Department of Computational Medicine and Bioinformatics.
Molecular and Integrative Physiology and Internal Medicine, Division of Gastroenterology, University of Michigan Medical School, Ann Arbor, Michigan 48109.
Department of Occupational Health and Safety, Mae Fah Luong University, Chiang Rai, Thailand, 57100.
Department of Nutritional Sciences, University of Michigan School of Public Health, Ann Arbor, Michigan, 48109.

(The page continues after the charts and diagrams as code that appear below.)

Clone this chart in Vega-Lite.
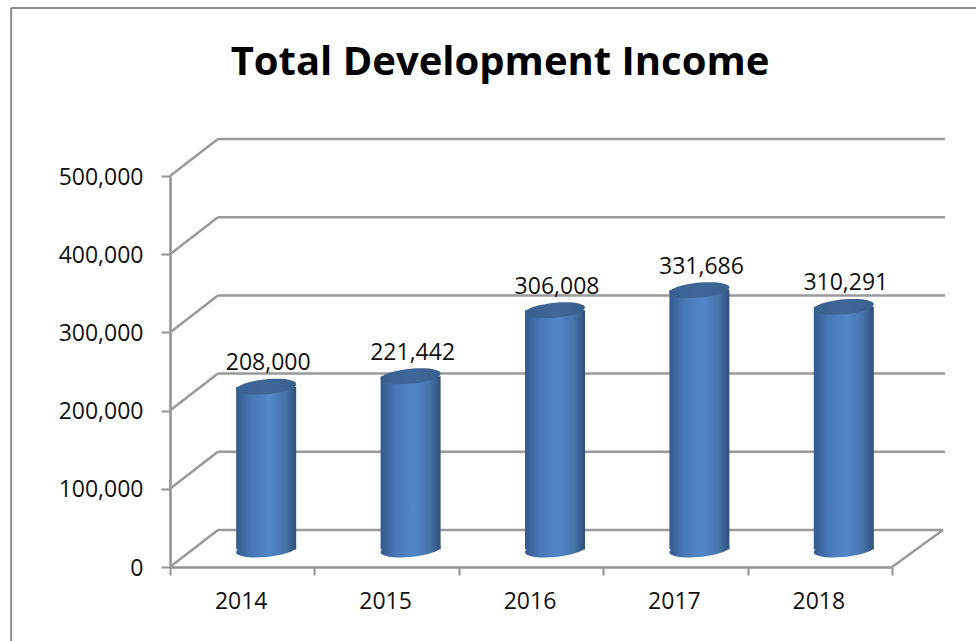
{
"$schema":"https://vega.github.io/schema/vega-lite/v6.json",
"autosize":{"type":"none"},
"width":722,"height":391,
"padding":{"left":170,"top":176,"right":84,"bottom":74},
"background":"white",
"view":{"stroke":null},
"config":{"view":{"stroke":null},"font":"Open Sans"},
"title":{"text":"Total Development Income","font":"Open Sans","fontWeight":"bold","fontSize":40,"color":"#000000","anchor":"middle","frame":"group","dx":-31,"offset":-76},
"datasets":{
"income":[{"year":"2014","income":208000},{"year":"2015","income":221442},{"year":"2016","income":306008},{"year":"2017","income":331686},{"year":"2018","income":310291}],
"frame":[{"x0":-1.1,"y0":714800,"x1":5.6,"y1":714800},{"x0":-1.1,"y0":714800,"x1":-1.1,"y1":-94700}],
"walls":[
{"x0":0,"y0":0,"x1":0.332,"y1":47300},{"x0":0.332,"y0":47300,"x1":5.353,"y1":47300},{"x0":5,"y0":0,"x1":5.353,"y1":47300},
{"x0":0,"y0":100000,"x1":0.332,"y1":147300},{"x0":0.332,"y0":147300,"x1":5.367,"y1":147300},
{"x0":0,"y0":200000,"x1":0.332,"y1":247300},{"x0":0.332,"y0":247300,"x1":5.367,"y1":247300},
{"x0":0,"y0":300000,"x1":0.332,"y1":347300},{"x0":0.332,"y0":347300,"x1":5.367,"y1":347300},
{"x0":0,"y0":400000,"x1":0.332,"y1":447300},{"x0":0.332,"y0":447300,"x1":5.367,"y1":447300},
{"x0":0,"y0":500000,"x1":0.332,"y1":547300},{"x0":0.332,"y0":547300,"x1":5.367,"y1":547300}]
},
"layer":[
{"data":{"name":"frame"},"mark":{"type":"rule","color":"#8c8c8c","strokeWidth":2,"clip":false},
 "encoding":{"x":{"field":"x0","type":"quantitative","scale":{"domain":[0,5],"nice":false,"zero":false},"axis":null},"x2":{"field":"x1"},
 "y":{"field":"y0","type":"quantitative","scale":{"domain":[0,500000],"nice":false},"axis":{"values":[0,100000,200000,300000,400000,500000],"format":",d","title":null,"grid":false,"domainColor":"#929292","domainWidth":2.5,"tickColor":"#929292","tickWidth":2,"tickSize":9,"labelPadding":18,"labelOffset":1,"labelFont":"Open Sans","labelFontSize":23,"labelColor":"#111111"}},"y2":{"field":"y1"}}},
{"data":{"name":"walls"},"mark":{"type":"rule","color":"#9a9a9a","strokeWidth":2.5,"clip":false},
 "encoding":{"x":{"field":"x0","type":"quantitative","scale":{"domain":[0,5],"nice":false,"zero":false},"axis":null},"x2":{"field":"x1"},
 "y":{"field":"y0","type":"quantitative"},"y2":{"field":"y1"}}},
{"data":{"name":"income"},"layer":[
 {"mark":{"type":"text","font":"Open Sans","fontSize":23,"color":"#111111","xOffset":26,"yOffset":-41,"baseline":"middle"},
  "encoding":{"text":{"field":"income","type":"quantitative","format":",d"}}},
 {"mark":{"type":"point","shape":"M1,-.09 C1,-.228 .552,-.30 0,-.25 C-.552,-.20 -1,-.048 -1,.09 C-1,.228 -.552,.30 0,.25 C.552,.20 1,.048 1,-.09 Z","filled":true,"size":3600,"opacity":1,"xOffset":24,"yOffset":-17.5,
  "fill":{"x1":0,"y1":0,"x2":1,"y2":0,"gradient":"linear","stops":[{"offset":0,"color":"#335a8c"},{"offset":0.25,"color":"#4878b4"},{"offset":0.55,"color":"#5287cb"},{"offset":0.82,"color":"#4673aa"},{"offset":1,"color":"#2f5079"}]}},
  "encoding":{"y":{"datum":0,"type":"quantitative"}}},
 {"mark":{"type":"bar","size":60,"xOffset":24,"yOffset":-17.5,"y2Offset":-17.5,
  "fill":{"x1":0,"y1":0,"x2":1,"y2":0,"gradient":"linear","stops":[{"offset":0,"color":"#335a8c"},{"offset":0.25,"color":"#4878b4"},{"offset":0.55,"color":"#5287cb"},{"offset":0.82,"color":"#4673aa"},{"offset":1,"color":"#2f5079"}]}},
  "encoding":{"y":{"field":"income","type":"quantitative"},"y2":{"datum":0}}},
 {"mark":{"type":"point","shape":"M1,-.09 C1,-.228 .552,-.30 0,-.25 C-.552,-.20 -1,-.048 -1,.09 C-1,.228 -.552,.30 0,.25 C.552,.20 1,.048 1,-.09 Z","filled":true,"size":3600,"opacity":1,"xOffset":24,"yOffset":-17.5,
  "fill":{"x1":0,"y1":0,"x2":1,"y2":0,"gradient":"linear","stops":[{"offset":0,"color":"#38608f"},{"offset":0.5,"color":"#3f6899"},{"offset":1,"color":"#3a5f8c"}]}},
  "encoding":{"y":{"field":"income","type":"quantitative"}}}
 ],
 "encoding":{"x":{"field":"year","type":"ordinal","sort":null,"scale":{"paddingInner":0,"paddingOuter":0},"axis":{"title":null,"labelAngle":0,"tickBand":"extent","domainColor":"#929292","domainWidth":2.5,"tickColor":"#929292","tickWidth":2,"tickSize":8,"labelPadding":15,"labelOffset":-1.5,"labelFont":"Open Sans","labelFontSize":23,"labelColor":"#111111"}},
 "y":{"field":"income","type":"quantitative"}}}
],
"resolve":{"scale":{"x":"independent"}}
}
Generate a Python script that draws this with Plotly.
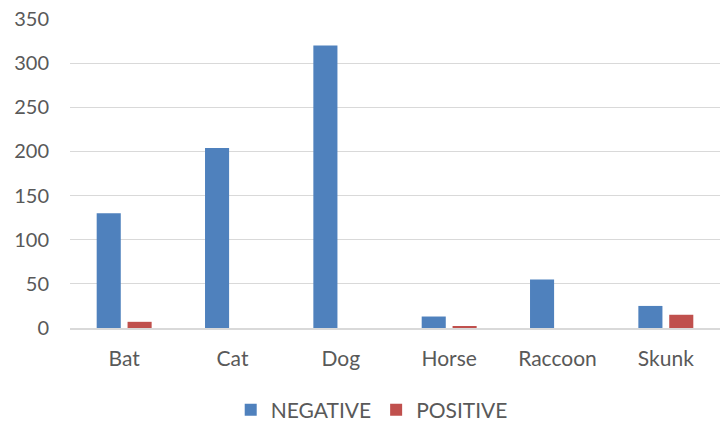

Developmental cadmium exposure in vivo disrupts mammary gland differentiation, while exposure of breast cell lines to cadmium causes invasion consistent with the epithelial-mesenchymal transition (EMT). The effects of cadmium on normal human breast stem cells have not been measured. Here, we quantified the effects of cadmium exposure on reduction mammoplasty patient-derived breast stem cell proliferation and differentiation. Using the mammosphere assay and organoid formation in 3D hydrogels, we tested 2 physiologically relevant doses of cadmium, 0.25 and 2.5 µM, and tested for molecular alterations using RNA-seq. We functionally validated our RNA-seq findings with a hypoxia-inducible factor (HIF)-1α activity reporter line and pharmaceutical inhibition of HIF-1α in organoid formation assays. 2.5 µM cadmium reduced primary mammosphere formation and branching structure organoid formation rates by 33% and 87%, respectively. Despite no changes in mammosphere formation, 0.25 µM cadmium inhibited branching organoid formation in hydrogels by 73%. RNA-seq revealed cadmium downregulated genes associated with extracellular matrix formation and EMT, while upregulating genes associated with metal response including metallothioneins and zinc transporters. In the RNA-seq data, cadmium downregulated HIF-1α target genes including LOXL2, ZEB1, and VIM. Cadmium significantly inhibited HIF-1α activity in a luciferase assay, and the HIF-1α inhibitor acriflavine ablated mammosphere and organoid formation. These findings show that cadmium, at doses relevant to human exposure, inhibited human mammary stem cell proliferation and differentiation, potentially through disruption of HIF-1α activity.